In 1976, Takaezu turned her Quakertown home into a studio where she would host dozens of live-in apprentices over 40 years. Joining Takaezu for tasks around the house, garden, and studio, students were taught to embrace her approach to finding art in the everyday. Today, the studio is preserved and still serves working artists and students, while many generations of her apprentices have gone on to have significant careers of their own.
“I remember hearing once that if an artist’s legacy isn’t secured within 10 years after their death, their careers can be overlooked or misunderstood,” said Darlene Fukuji, president of the Toshiko Takaezu Foundation and great-grandniece of the artist. “My [great] aunt was truly ahead of her time in how she thought about her work, but she was also very humble and believed that her art should speak for itself.”
Takaezu herself played a clever and crucial role in solidifying her own legacy. In 2006, just five years before her death in 2011, Takaezu began donating a selection of works to 16 museums including the Carnegie Museum of Art, Honolulu Museum of Art, and Racine Art Museum, among others. The gifts were gradually curated into exhibitions, including at the MFA Boston where a selection of Takaezu’s closed form sculptures were centered prominently in the 2019 exhibition “Women Take The Floor.”
According to Glenn Adamson, an independent curator and scholar who has contributed to the MFA Boston and Noguchi exhibitions as well as the forthcoming monograph, this is the moment to “establish a more sophisticated understanding of her work formally,” he said.

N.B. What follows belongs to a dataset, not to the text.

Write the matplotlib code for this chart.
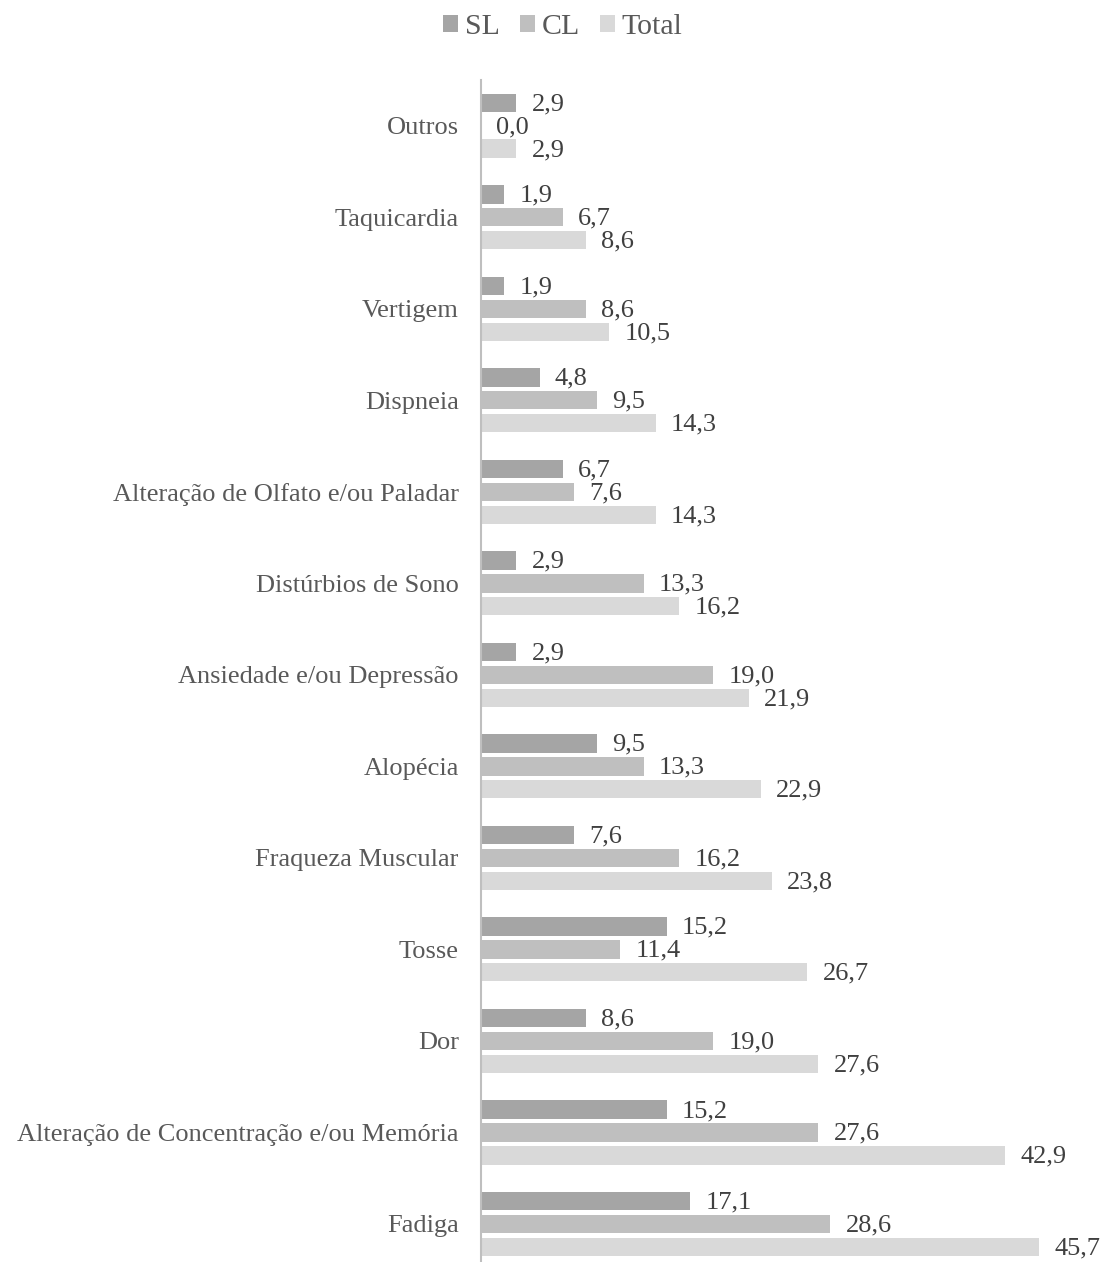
import matplotlib.pyplot as plt
import numpy as np

categories = ['Outros', 'Taquicardia', 'Vertigem', 'Dispneia',
              'Alteração de Olfato e/ou Paladar', 'Distúrbios de Sono',
              'Ansiedade e/ou Depressão', 'Alopécia', 'Fraqueza Muscular',
              'Tosse', 'Dor', 'Alteração de Concentração e/ou Memória', 'Fadiga']
sl = [2.9, 1.9, 1.9, 4.8, 6.7, 2.9, 2.9, 9.5, 7.6, 15.2, 8.6, 15.2, 17.1]
cl = [0.0, 6.7, 8.6, 9.5, 7.6, 13.3, 19.0, 13.3, 16.2, 11.4, 19.0, 27.6, 28.6]
total = [2.9, 8.6, 10.5, 14.3, 14.3, 16.2, 21.9, 22.9, 23.8, 26.7, 27.6, 42.9, 45.7]

series = [('SL', sl, '#a5a5a5', -0.25),
          ('CL', cl, '#bfbfbf', 0.0),
          ('Total', total, '#d9d9d9', 0.25)]

plt.rcParams['font.family'] = ['Liberation Serif', 'DejaVu Serif']
text_color = '#595959'

fig = plt.figure(figsize=(11.02, 12.62), dpi=100)
W, H = 1102, 1262
ax = fig.add_axes([481 / W, 0, (1092 - 481) / W, (1262 - 80) / H])

y = np.arange(len(categories))
for name, vals, color, off in series:
    bars = ax.barh(y + off, vals, height=0.2, color=color, label=name)
    for b, v in zip(bars, vals):
        ax.annotate(f'{v:.1f}'.replace('.', ','),
                    (b.get_width(), b.get_y() + b.get_height() / 2),
                    xytext=(11, -1), textcoords='offset points',
                    va='center', ha='left', fontsize=19, color='#404040')

ax.set_xlim(0, 50)
ax.set_ylim(12 + (1262 - 1224) / 91.5, -0.5)
ax.set_yticks(y)
ax.set_yticklabels(categories, fontsize=19, color=text_color)
ax.tick_params(axis='y', length=0, pad=16)
ax.set_xticks([])
for s in ['top', 'right', 'bottom']:
    ax.spines[s].set_visible(False)
ax.spines['left'].set_color('#bfbfbf')
ax.spines['left'].set_linewidth(1.5)

handles, labels = ax.get_legend_handles_labels()
fig.legend(handles, labels, loc='center',
           bbox_to_anchor=(0.5 + 12 / W, 1 - 27 / H),
           ncol=3, frameon=False, fontsize=21.5, handlelength=0.5,
           handleheight=0.5, handletextpad=0.23, columnspacing=0.67,
           labelcolor=text_color)

fig.savefig('out.png', dpi=100)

Takaezu developed her sculptures both as singular and collective objects that seemed to evolve along with her access to larger and larger kilns. Over time, works in her series “Moons” (1970s–2007) grew to over two feet in diameter with glazes that took on either smoky or vibrant qualities depending on her own alchemical formula. Tall, cylindrical structures she called “Tree Forms” (1982–87) were inspired by Hawaii’s Devastation Trail where volcanic eruptions have burned trees in their wakes. And by the late 1990s, sculptures like her “Star Series”—14 forms covered in elegant drips and speckles—had begun to tower above the artist’s own height.
Across her nearly 70-year-long career, Takaezu maintained a strong commitment to a palette informed by the landscapes she called home. A rich blue she called “Makaha” was inspired by her frequent visits back to Hawaii, while lush greens are attributed to her garden in rural New Jersey.
The colors that were the signature of her ceramic pieces always left room for chance; each firing was equal parts alchemy and experimentation, with colors revealing themselves after emerging from the kiln. Similarly, when speaking about her closed form sculptures, Takaezu expressed an interest in how the shape became an enclosure or a dark interior only activated by the rattle of the clay beads she placed inside. “A place of imaginative projection,” Adamson explained.
In the latter years of her career, a sustained interest in sound and a fascination with bronze yielded an unnamed series of bells inspired by Japanese temple bells (1990–2000s), which do not contain a clapper, and only produce a sound when struck.
Takaezu is among many 20th-century female and multiethnic artists whose works are only now being recontextualized. These exhibitions are also an opportunity to resituate the artist within the canon of post-war and contemporary art history. Perhaps Takaezu left something of herself in the rattles within her sculptures—always ready to make a sound when picked back up.